Leave out the pictures and retype only the lines from the opening line to the line that holds "const yStep = 5000;", both ends included.
--- begin Data ---
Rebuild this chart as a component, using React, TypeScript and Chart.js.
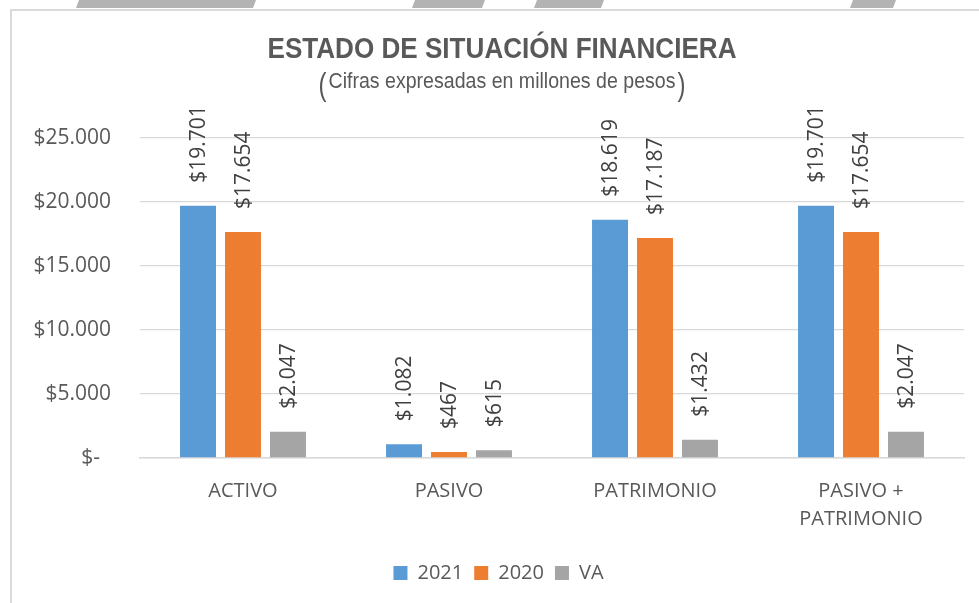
import { useEffect, useRef } from "react";
import { Chart, registerables } from "chart.js";

Chart.register(...registerables);

const categories: (string | string[])[] = ["ACTIVO", "PASIVO", "PATRIMONIO", ["PASIVO +", "PATRIMONIO"]];
const seriesNames = ["2021", "2020", "VA"];
const values2021 = [19701, 1082, 18619, 19701];
const values2020 = [17654, 467, 17187, 17654];
const valuesVA = [2047, 615, 1432, 2047];
const seriesColors = ["#5B9BD5", "#ED7D31", "#A5A5A5"];
const yMax = 25000;
const yStep = 5000;

const titleText = "ESTADO DE SITUACIÓN FINANCIERA";
const subtitleText = "Cifras expresadas en millones de pesos";

const fmt = (n: number) => String(n).replace(/\B(?=(\d{3})+(?!\d))/g, ".");

const SANS = '"Liberation Sans", Arial, sans-serif';
const BODY = '"Open Sans", "Noto Sans", sans-serif';

const framePlugin = {
  id: "frame",
  beforeDraw(chart: any) {
    const ctx = chart.ctx;
    ctx.save();
    ctx.fillStyle = "#b3b3b3";
    const strips = [[76, 256], [412, 485], [534, 604], [850, 896]];
    strips.forEach(([a, b]) => {
      ctx.beginPath();
      ctx.moveTo(a + 3, 0);
      ctx.lineTo(b, 0);
      ctx.lineTo(b - 3, 8);
      ctx.lineTo(a, 8);
      ctx.closePath();
      ctx.fill();
    });
    ctx.strokeStyle = "#d9d9d9";
    ctx.lineWidth = 2;
    ctx.beginPath();
    ctx.moveTo(11, chart.height);
    ctx.lineTo(11, 10);
    ctx.lineTo(chart.width, 10);
    ctx.stroke();
    ctx.restore();
  },
};

function drawNarrow(ctx: any, text: string, cx: number, y: number, targetW: number) {
  const w = ctx.measureText(text).width;
  const s = targetW / w;
  ctx.save();
  ctx.translate(cx, y);
  ctx.scale(s, 1);
  ctx.textAlign = "center";
  ctx.fillText(text, 0, 0);
  ctx.restore();
}

const headerPlugin = {
  id: "header",
  afterDraw(chart: any) {
    const ctx = chart.ctx;
    const cx = 502;
    ctx.save();
    ctx.fillStyle = "#595959";
    ctx.textBaseline = "alphabetic";
    ctx.font = `bold 29px ${SANS}`;
    drawNarrow(ctx, titleText, cx, 58, 469);
    ctx.font = `22px ${SANS}`;
    const subW = 347;
    drawNarrow(ctx, subtitleText, cx, 88, subW);
    ctx.font = `31px ${SANS}`;
    drawNarrow(ctx, "(", cx - subW / 2 - 6, 95, 8);
    drawNarrow(ctx, ")", cx + subW / 2 + 6, 95, 8);
    ctx.restore();
  },
};

const dataLabelPlugin = {
  id: "barLabels",
  afterDatasetsDraw(chart: any) {
    const ctx = chart.ctx;
    ctx.save();
    ctx.fillStyle = "#404040";
    ctx.font = `21px ${BODY}`;
    ctx.textAlign = "left";
    ctx.textBaseline = "middle";
    chart.data.datasets.forEach((ds: any, i: number) => {
      const meta = chart.getDatasetMeta(i);
      meta.data.forEach((bar: any, j: number) => {
        ctx.save();
        ctx.translate(bar.x + 1, bar.y - 23);
        ctx.rotate(-Math.PI / 2);
        ctx.fillText("$" + fmt(ds.data[j]), 0, 0);
        ctx.restore();
      });
    });
    ctx.restore();
  },
};

export default function App() {
  const ref = useRef<HTMLCanvasElement | null>(null);
  useEffect(() => {
    if (!ref.current) return;
    const series = [values2021, values2020, valuesVA];
    const chart = new Chart(ref.current, {
      type: "bar",
      data: {
        labels: categories as any,
        datasets: series.map((d, i) => ({
          label: seriesNames[i],
          data: d,
          backgroundColor: seriesColors[i],
          borderWidth: 0,
          categoryPercentage: 0.655,
          barPercentage: 0.8,
        })),
      },
      options: {
        animation: false,
        responsive: false,
        maintainAspectRatio: false,
        layout: { padding: { top: 138, left: 33, right: 15, bottom: 10 } },
        plugins: {
          title: { display: false },
          tooltip: { enabled: false },
          legend: {
            position: "bottom",
            labels: {
              color: "#595959",
              font: { family: BODY, size: 20 },
              boxWidth: 14,
              boxHeight: 14,
              padding: 11,
            },
          },
        },
        scales: {
          x: {
            grid: { display: false, drawTicks: false },
            border: { display: true, color: "#d9d9d9", width: 1.5 },
            ticks: {
              color: "#595959",
              font: { family: BODY, size: 20, lineHeight: 1.4 },
              padding: 19,
              maxRotation: 0,
              autoSkip: false,
            },
          },
          y: {
            min: 0,
            max: yMax,
            afterFit: (scale: any) => {
              scale.width = 107;
            },
            grid: { color: "#d9d9d9", lineWidth: 1.3, drawTicks: false },
            border: { display: false },
            ticks: {
              stepSize: yStep,
              color: "#595959",
              font: { family: BODY, size: 21 },
              padding: 29,
              callback: (v: any) => (Number(v) === 0 ? "$-\u00A0\u00A0" : "$" + fmt(Number(v))),
            },
          },
        },
      },
      plugins: [framePlugin, headerPlugin, dataLabelPlugin],
    });
    return () => chart.destroy();
  }, []);
  return (
    <div style={{ position: "absolute", left: 0, top: 0, width: 979, height: 603, background: "#fff" }}>
      <canvas ref={ref} width={979} height={603} style={{ width: 979, height: 603, display: "block" }} />
    </div>
  );
}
--- end Data ---
_Reply to the exercise_:
Rebuild this chart as a component, using React, TypeScript and Chart.js.
import { useEffect, useRef } from "react";
import { Chart, registerables } from "chart.js";

Chart.register(...registerables);

const categories: (string | string[])[] = ["ACTIVO", "PASIVO", "PATRIMONIO", ["PASIVO +", "PATRIMONIO"]];
const seriesNames = ["2021", "2020", "VA"];
const values2021 = [19701, 1082, 18619, 19701];
const values2020 = [17654, 467, 17187, 17654];
const valuesVA = [2047, 615, 1432, 2047];
const seriesColors = ["#5B9BD5", "#ED7D31", "#A5A5A5"];
const yMax = 25000;
const yStep = 5000;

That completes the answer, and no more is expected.